The meaning of “short-term” and “long-term” depends on the tasks and use-cases of the actors. A two minute outage is short-term for fixed telephony but long-term for real-time remote control of drones and robots.

“Degradation” means that actors notice reduced performance (e.g. noise during telephone calls, unusual delay in delivery of email messages), but not so much that their tasks or responsibilities are affected.

“Partial unavailability” means severe degradation or unavailability of some aspects of the service, such that actors cannot effectively perform some of their tasks or responsibilities. For example: email can only be sent within the organisation; noise makes telephone calls almost unintelligible; mobile data is unavailable but mobile calls and SMS are not affected. Actors can still perform some of their tasks, but other tasks are impossible or require additional effort.

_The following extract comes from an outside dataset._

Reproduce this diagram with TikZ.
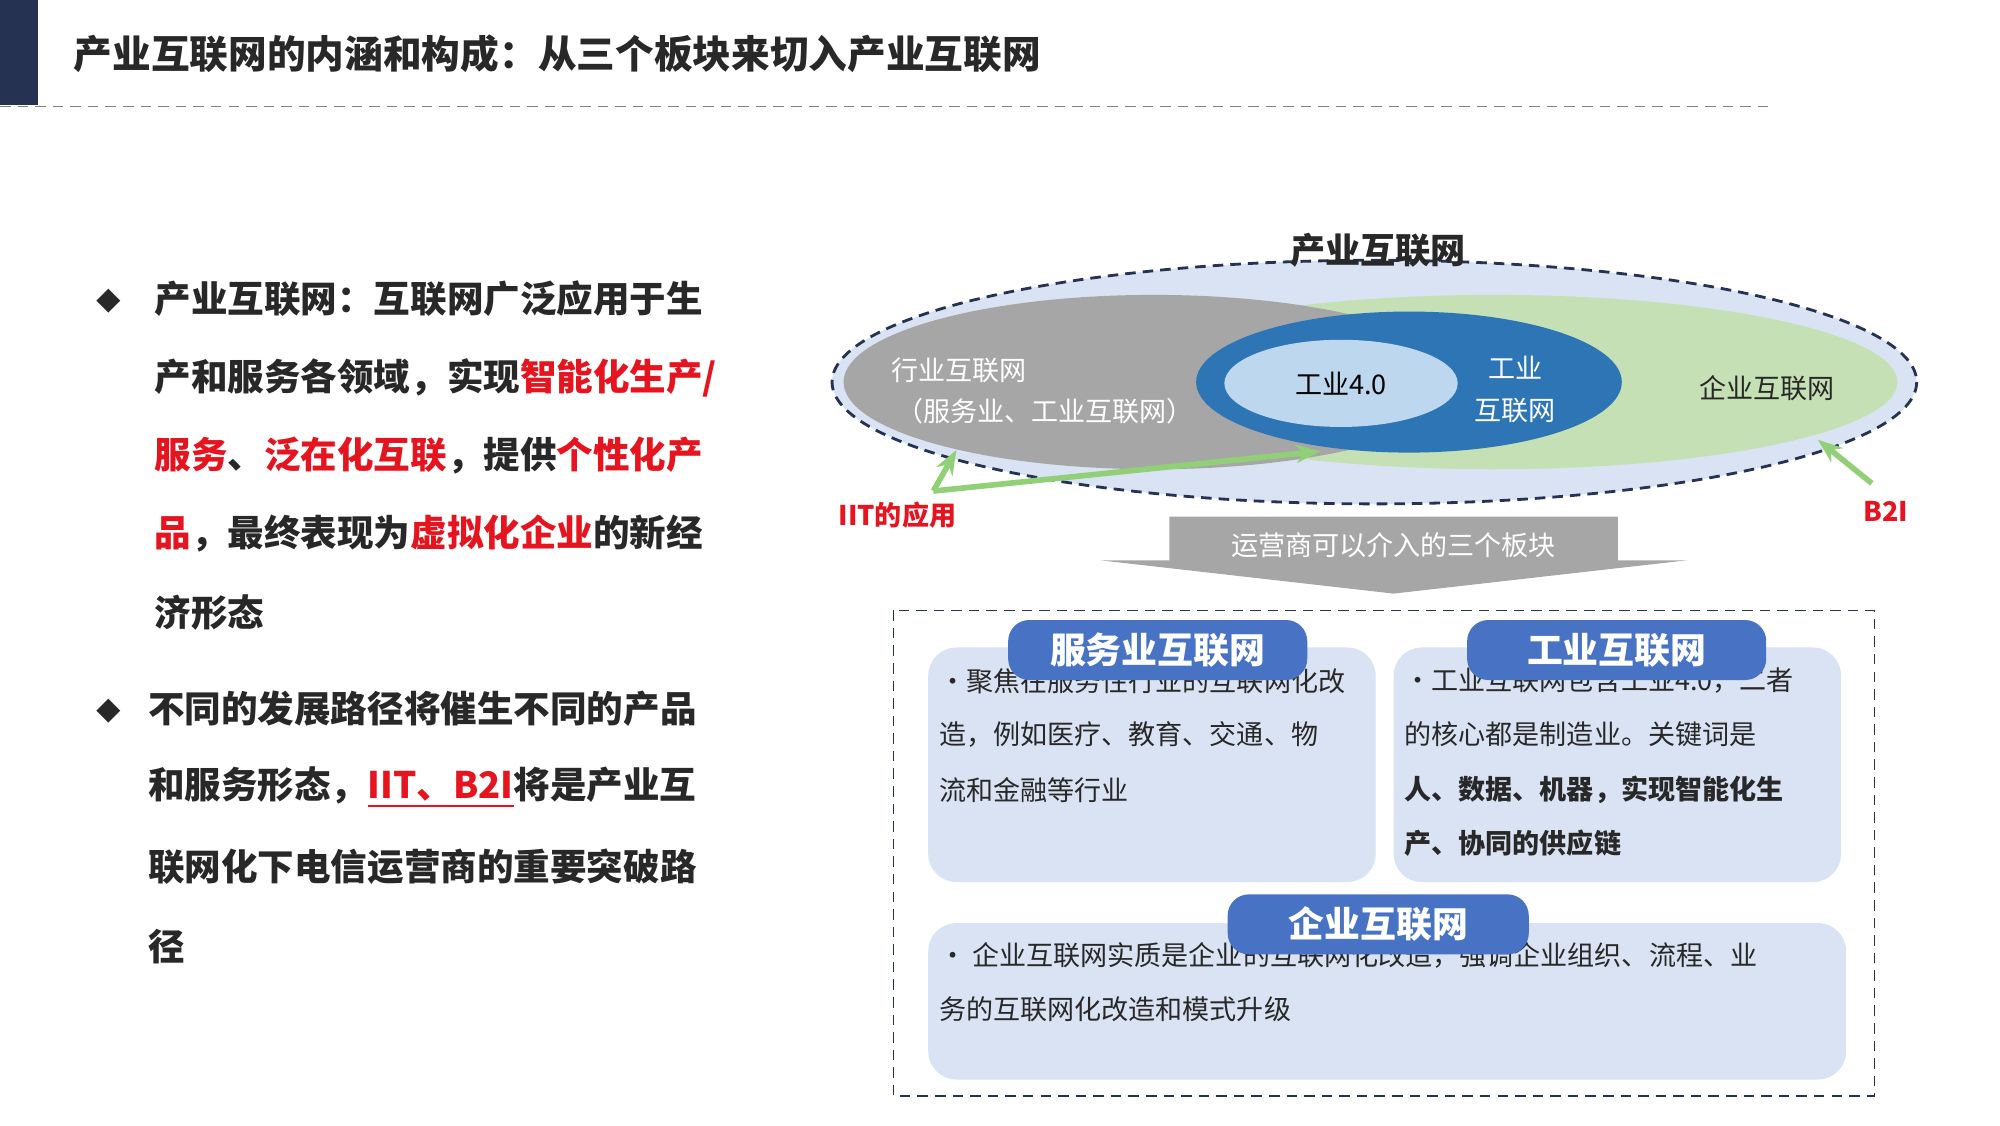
\documentclass[tikz,border=0pt]{standalone}
\usepackage{fontspec}
\setmainfont{Noto Sans CJK SC}
\usetikzlibrary{positioning,arrows.meta}
\definecolor{navy}{RGB}{38,50,82}
\definecolor{paleblue}{RGB}{218,227,243}
\definecolor{midblue}{RGB}{46,117,182}
\definecolor{lightblue}{RGB}{189,215,238}
\definecolor{tabblue}{RGB}{72,114,196}
\definecolor{greyfill}{RGB}{166,166,166}
\definecolor{palegreen}{RGB}{197,224,180}
\definecolor{arrowgreen}{RGB}{146,208,120}
\definecolor{hotred}{RGB}{230,20,30}
\definecolor{textgrey}{RGB}{40,40,40}
\newcommand{\hl}[1]{\textcolor{hotred}{#1}}

\begin{document}
\begin{tikzpicture}[x=0.01282cm,y=-0.01282cm,
  bodytext/.style={anchor=west,inner sep=0,font=\fontsize{10.4}{12}\selectfont\bfseries,text=textgrey},
  paneltext/.style={anchor=west,inner sep=0,font=\fontsize{7.7}{9}\selectfont,text=textgrey},
  ovaltext/.style={inner sep=0,font=\fontsize{7.7}{9}\selectfont},
  panel/.style={fill=paleblue,rounded corners=8},
  tab/.style={fill=tabblue,rounded corners=6,text=white,font=\fontsize{10.2}{12}\selectfont\bfseries},
  greenarrow/.style={draw=arrowgreen,line width=1.6pt,-{Stealth[length=7pt]}}]

  \useasboundingbox (0,0) rectangle (1560,877.5);

  % header
  \fill[navy] (0,0) rectangle (30,82);
  \draw[gray,densely dashed,thin] (0,83) -- (1380,83);
  \node[anchor=west,font=\fontsize{11}{13}\selectfont\bfseries,text=textgrey] (title) at (48,42)
    {产业互联网的内涵和构成：从三个板块来切入产业互联网};

  % left bullets
  \node[font=\fontsize{7}{9}\selectfont,text=textgrey] (b1) at (85,235) {◆};
  \node[bodytext] (l1) at (120,233) {产业互联网：互联网广泛应用于生};
  \node[bodytext] (l2) at (120,295) {产和服务各领域，实现\hl{智能化生产/}};
  \node[bodytext] (l3) at (120,355) {\hl{服务}、\hl{泛在化互联}，提供\hl{个性化产}};
  \node[bodytext] (l4) at (120,416) {\hl{品}，最终表现为\hl{虚拟化企业}的新经};
  \node[bodytext] (l5) at (120,478) {济形态};
  \node[font=\fontsize{7}{9}\selectfont,text=textgrey] (b2) at (85,555) {◆};
  \node[bodytext] (m1) at (115,553) {不同的发展路径将催生不同的产品};
  \node[bodytext] (m2) at (115,614) {和服务形态，\hl{\underline{IIT、B2I}}将是产业互};
  \node[bodytext] (m3) at (115,676) {联网化下电信运营商的重要突破路};
  \node[bodytext] (m4) at (115,738) {径};

  % ovals
  \draw[fill=paleblue,draw=navy,densely dashed,thick] (1072,298) ellipse [x radius=423,y radius=95];
  \fill[palegreen] (1165,298) ellipse [x radius=315,y radius=68];
  \fill[greyfill] (900,298) ellipse [x radius=242,y radius=68];
  \fill[midblue] (1099,298) ellipse [x radius=166,y radius=55];
  \fill[lightblue] (1046,299) ellipse [x radius=91,y radius=34];
  \node[font=\fontsize{10}{12}\selectfont\bfseries,text=textgrey] (whole) at (1075,195) {产业互联网};
  \node[ovaltext,text=white] (hangye) at (748,289) {行业互联网};
  \node[ovaltext,text=white] (hangye2) at (815,321) {（服务业、工业互联网）};
  \node[ovaltext,text=black] (gy40) at (1046,299) {工业4.0};
  \node[ovaltext,text=white,align=center,font=\fontsize{7.7}{12}\selectfont] (gyhl) at (1182,304) {工业\\互联网};
  \node[ovaltext,text=textgrey] (qyhl) at (1378,303) {企业互联网};

  % arrows to the ovals
  \coordinate (iitv) at (728,383);
  \coordinate (iita) at (746,351);
  \coordinate (iitb) at (1030,352);
  \coordinate (b2ifoot) at (1460,377);
  \coordinate (b2ihead) at (1418,343);
  \draw[greenarrow] (iitv) -- (iita);
  \draw[greenarrow] (iitv) -- (iitb);
  \draw[greenarrow] (b2ifoot) -- (b2ihead);
  \node[ovaltext,text=hotred,font=\fontsize{7.7}{9}\selectfont\bfseries] (iit) at (700,402) {IIT的应用};
  \node[ovaltext,text=hotred,font=\fontsize{7.7}{9}\selectfont\bfseries] (b2i) at (1471,399) {B2I};

  % big down arrow
  \fill[greyfill] (912,403) -- (1262,403) -- (1262,437) -- (1316,437) -- (1087,463)
    -- (858,437) -- (912,437) -- cycle;
  \node[ovaltext,text=white] (three) at (1087,425) {运营商可以介入的三个板块};

  % panels
  \draw[navy,densely dashed] (697,476) rectangle (1462,855);
  \fill[panel] (724,505) rectangle (1073,688);
  \fill[panel] (1087,505) rectangle (1436,688);
  \fill[panel] (724,720) rectangle (1440,842);

  \node[paneltext] (p1a) at (732,531) {•聚焦在服务性行业的互联网化改};
  \node[paneltext] (p1b) at (732,573) {造，例如医疗、教育、交通、物};
  \node[paneltext] (p1c) at (732,616) {流和金融等行业};
  \node[paneltext] (p2a) at (1095,531) {•工业互联网包含工业4.0，二者};
  \node[paneltext] (p2b) at (1095,573) {的核心都是制造业。关键词是};
  \node[paneltext,font=\fontsize{7.7}{9}\selectfont\bfseries] (p2c) at (1095,616) {人、数据、机器，实现智能化生};
  \node[paneltext,font=\fontsize{7.7}{9}\selectfont\bfseries] (p2d) at (1095,658) {产、协同的供应链};
  \node[paneltext] (p3a) at (732,745) {• 企业互联网实质是企业的互联网化改造，强调企业组织、流程、业};
  \node[paneltext] (p3b) at (732,787) {务的互联网化改造和模式升级};

  \node[tab,minimum width=2.99cm,minimum height=0.6cm] (tab1) at (903,507) {服务业互联网};
  \node[tab,minimum width=2.99cm,minimum height=0.6cm] (tab2) at (1261,507) {工业互联网};
  \node[tab,minimum width=3.01cm,minimum height=0.6cm] (tab3) at (1075,721) {企业互联网};
\end{tikzpicture}
\end{document}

“Total unavailability” means that actors effectively cannot perform any of their tasks and responsibilities using the telecom service (e.g. phone calls can be made but are completely unintelligible because of extremely poor quality).

“Extremely high” means that if the incident happens the damage will be so large that major redesign of the telecom service is necessary, or the service has to be terminated and replaced with an alternative because repairs are unrealistic.

4.3.5 Assessing all vulnerabilities on a component

The overall vulnerability level of a component is defined as the worst vulnerability for that component. If some of the vulnerabilities are not assessed (no frequency or impact have been set on them), they will not contribute to the overall vulnerability level. It can thus be a useful time-saver to skip assessment of unimportant vulnerabilities.

It is very important that all vulnerabilities with High and Extremely high impact are assessed fully. This is true even when their Frequency is low.